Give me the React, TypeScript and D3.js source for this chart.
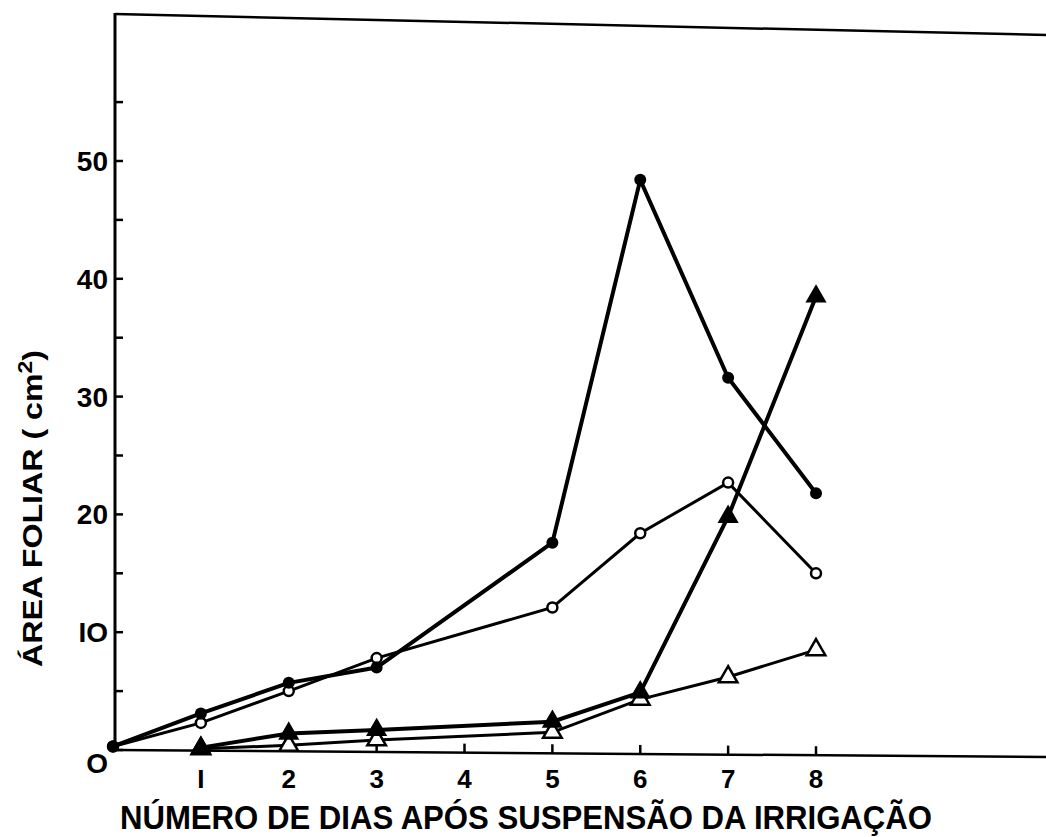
import React from "react";
import * as d3 from "d3";

const circleDays = [0, 1, 2, 3, 5, 6, 7, 8];
const filledCircle = [0.3, 3.1, 5.7, 7.0, 17.6, 48.4, 31.6, 21.8];
const openCircle = [0.3, 2.3, 5.0, 7.8, 12.1, 18.4, 22.7, 15.0];
const triangleDays = [1, 2, 3, 5, 6, 7, 8];
const filledTriangle = [0.2, 1.4, 1.7, 2.4, 4.9, 19.8, 38.5];
const openTriangle = [0.1, 0.4, 0.85, 1.5, 4.3, 6.2, 8.5];
const xTicks = [1, 2, 3, 4, 5, 6, 7, 8];
const xTickLabels = ["I", "2", "3", "4", "5", "6", "7", "8"];
const yLabelTicks = [0, 10, 20, 30, 40, 50];
const yMinorTicks = [5, 15, 25, 35, 45, 55];

const W = 1046;
const H = 837;

export default function App() {
  const x = d3.scaleLinear().domain([0, 8]).range([113, 816]);
  const y = d3.scaleLinear().domain([0, 50]).range([750, 161]);
  const line = d3
    .line<[number, number]>()
    .x((d) => x(d[0]))
    .y((d) => y(d[1]));
  const zip = (a: number[], b: number[]) => a.map((v, i) => [v, b[i]] as [number, number]);
  const tri = d3.symbol().type(d3.symbolTriangle).size(150)();
  const font = "'Liberation Sans', Arial, sans-serif";
  const x0 = 115;

  return (
    <svg width={W} height={H} style={{ position: "absolute", left: 0, top: 0, background: "#fff" }}>
      <rect width={W} height={H} fill="#fff" />
      {/* frame */}
      <line x1={x0} y1={13} x2={x0} y2={751} stroke="#000" strokeWidth={3} />
      <line x1={x0} y1={14} x2={W} y2={35} stroke="#000" strokeWidth={2.5} />
      <line x1={x0} y1={750} x2={W} y2={757} stroke="#000" strokeWidth={2.5} />
      {/* y ticks */}
      {yLabelTicks.concat(yMinorTicks).map((t) => (
        <line key={"yt" + t} x1={x0} x2={x0 + 8} y1={y(t)} y2={y(t)} stroke="#000" strokeWidth={2.5} />
      ))}
      {yLabelTicks.map((t) => (
        <text
          key={"yl" + t}
          x={108}
          y={y(t) + (t === 0 ? 23 : 10)}
          textAnchor="end"
          fontFamily={font}
          fontSize={28}
          fontWeight="bold"
        >
          {t === 0 ? "O" : t === 10 ? "IO" : String(t)}
        </text>
      ))}
      {/* x ticks */}
      {xTicks.map((t, i) => {
        const by = 750 + ((x(t) - x0) / (W - x0)) * 7;
        return (
          <g key={"xt" + t}>
            <line x1={x(t)} x2={x(t)} y1={by} y2={by - 9} stroke="#000" strokeWidth={2.5} />
            <text
              x={x(t)}
              y={788}
              textAnchor="middle"
              fontFamily={font}
              fontSize={26}
              fontWeight="bold"
            >
              {xTickLabels[i]}
            </text>
          </g>
        );
      })}
      {/* axis titles */}
      <text
        x={120}
        y={829}
        fontFamily={font}
        fontSize={33}
        fontWeight="bold"
        textLength={812}
        lengthAdjust="spacingAndGlyphs"
      >
        NÚMERO DE DIAS APÓS SUSPENSÃO DA IRRIGAÇÃO
      </text>
      <text
        transform={`translate(42,667) rotate(-90)`}
        fontFamily={font}
        fontSize={28}
        fontWeight="bold"
        textLength={317}
        lengthAdjust="spacingAndGlyphs"
      >
        ÁREA FOLIAR ( cm<tspan dy={-10} fontSize={20}>2</tspan>
        <tspan dy={10}>)</tspan>
      </text>
      {/* series lines */}
      <path d={line(zip(triangleDays, openTriangle)) || ""} fill="none" stroke="#000" strokeWidth={3} />
      <path d={line(zip(triangleDays, filledTriangle)) || ""} fill="none" stroke="#000" strokeWidth={4} />
      <path d={line(zip(circleDays, openCircle)) || ""} fill="none" stroke="#000" strokeWidth={3} />
      <path d={line(zip(circleDays, filledCircle)) || ""} fill="none" stroke="#000" strokeWidth={4} />
      {/* markers */}
      {triangleDays.map((d, i) => (
        <path
          key={"ot" + d}
          d={tri || ""}
          transform={`translate(${x(d)},${y(openTriangle[i])})`}
          fill="#fff"
          stroke="#000"
          strokeWidth={2.5}
        />
      ))}
      {triangleDays.map((d, i) => (
        <path
          key={"ft" + d}
          d={tri || ""}
          transform={`translate(${x(d)},${y(filledTriangle[i])})`}
          fill="#000"
          stroke="#000"
          strokeWidth={1.5}
        />
      ))}
      {circleDays.map((d, i) => (
        <circle key={"oc" + d} cx={x(d)} cy={y(openCircle[i])} r={5} fill="#fff" stroke="#000" strokeWidth={2.5} />
      ))}
      {circleDays.map((d, i) => (
        <circle key={"fc" + d} cx={x(d)} cy={y(filledCircle[i])} r={6} fill="#000" />
      ))}
    </svg>
  );
}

━━━━━━━━━━━━━━━━

STATED GOAL:
Omit any images, then output the listing exactly.

THE SOLUTION:
Give me the React, TypeScript and D3.js source for this chart.
import React from "react";
import * as d3 from "d3";

const circleDays = [0, 1, 2, 3, 5, 6, 7, 8];
const filledCircle = [0.3, 3.1, 5.7, 7.0, 17.6, 48.4, 31.6, 21.8];
const openCircle = [0.3, 2.3, 5.0, 7.8, 12.1, 18.4, 22.7, 15.0];
const triangleDays = [1, 2, 3, 5, 6, 7, 8];
const filledTriangle = [0.2, 1.4, 1.7, 2.4, 4.9, 19.8, 38.5];
const openTriangle = [0.1, 0.4, 0.85, 1.5, 4.3, 6.2, 8.5];
const xTicks = [1, 2, 3, 4, 5, 6, 7, 8];
const xTickLabels = ["I", "2", "3", "4", "5", "6", "7", "8"];
const yLabelTicks = [0, 10, 20, 30, 40, 50];
const yMinorTicks = [5, 15, 25, 35, 45, 55];

const W = 1046;
const H = 837;

export default function App() {
  const x = d3.scaleLinear().domain([0, 8]).range([113, 816]);
  const y = d3.scaleLinear().domain([0, 50]).range([750, 161]);
  const line = d3
    .line<[number, number]>()
    .x((d) => x(d[0]))
    .y((d) => y(d[1]));
  const zip = (a: number[], b: number[]) => a.map((v, i) => [v, b[i]] as [number, number]);
  const tri = d3.symbol().type(d3.symbolTriangle).size(150)();
  const font = "'Liberation Sans', Arial, sans-serif";
  const x0 = 115;

  return (
    <svg width={W} height={H} style={{ position: "absolute", left: 0, top: 0, background: "#fff" }}>
      <rect width={W} height={H} fill="#fff" />
      {/* frame */}
      <line x1={x0} y1={13} x2={x0} y2={751} stroke="#000" strokeWidth={3} />
      <line x1={x0} y1={14} x2={W} y2={35} stroke="#000" strokeWidth={2.5} />
      <line x1={x0} y1={750} x2={W} y2={757} stroke="#000" strokeWidth={2.5} />
      {/* y ticks */}
      {yLabelTicks.concat(yMinorTicks).map((t) => (
        <line key={"yt" + t} x1={x0} x2={x0 + 8} y1={y(t)} y2={y(t)} stroke="#000" strokeWidth={2.5} />
      ))}
      {yLabelTicks.map((t) => (
        <text
          key={"yl" + t}
          x={108}
          y={y(t) + (t === 0 ? 23 : 10)}
          textAnchor="end"
          fontFamily={font}
          fontSize={28}
          fontWeight="bold"
        >
          {t === 0 ? "O" : t === 10 ? "IO" : String(t)}
        </text>
      ))}
      {/* x ticks */}
      {xTicks.map((t, i) => {
        const by = 750 + ((x(t) - x0) / (W - x0)) * 7;
        return (
          <g key={"xt" + t}>
            <line x1={x(t)} x2={x(t)} y1={by} y2={by - 9} stroke="#000" strokeWidth={2.5} />
            <text
              x={x(t)}
              y={788}
              textAnchor="middle"
              fontFamily={font}
              fontSize={26}
              fontWeight="bold"
            >
              {xTickLabels[i]}
            </text>
          </g>
        );
      })}
      {/* axis titles */}
      <text
        x={120}
        y={829}
        fontFamily={font}
        fontSize={33}
        fontWeight="bold"
        textLength={812}
        lengthAdjust="spacingAndGlyphs"
      >
        NÚMERO DE DIAS APÓS SUSPENSÃO DA IRRIGAÇÃO
      </text>
      <text
        transform={`translate(42,667) rotate(-90)`}
        fontFamily={font}
        fontSize={28}
        fontWeight="bold"
        textLength={317}
        lengthAdjust="spacingAndGlyphs"
      >
        ÁREA FOLIAR ( cm<tspan dy={-10} fontSize={20}>2</tspan>
        <tspan dy={10}>)</tspan>
      </text>
      {/* series lines */}
      <path d={line(zip(triangleDays, openTriangle)) || ""} fill="none" stroke="#000" strokeWidth={3} />
      <path d={line(zip(triangleDays, filledTriangle)) || ""} fill="none" stroke="#000" strokeWidth={4} />
      <path d={line(zip(circleDays, openCircle)) || ""} fill="none" stroke="#000" strokeWidth={3} />
      <path d={line(zip(circleDays, filledCircle)) || ""} fill="none" stroke="#000" strokeWidth={4} />
      {/* markers */}
      {triangleDays.map((d, i) => (
        <path
          key={"ot" + d}
          d={tri || ""}
          transform={`translate(${x(d)},${y(openTriangle[i])})`}
          fill="#fff"
          stroke="#000"
          strokeWidth={2.5}
        />
      ))}
      {triangleDays.map((d, i) => (
        <path
          key={"ft" + d}
          d={tri || ""}
          transform={`translate(${x(d)},${y(filledTriangle[i])})`}
          fill="#000"
          stroke="#000"
          strokeWidth={1.5}
        />
      ))}
      {circleDays.map((d, i) => (
        <circle key={"oc" + d} cx={x(d)} cy={y(openCircle[i])} r={5} fill="#fff" stroke="#000" strokeWidth={2.5} />
      ))}
      {circleDays.map((d, i) => (
        <circle key={"fc" + d} cx={x(d)} cy={y(filledCircle[i])} r={6} fill="#000" />
      ))}
    </svg>
  );
}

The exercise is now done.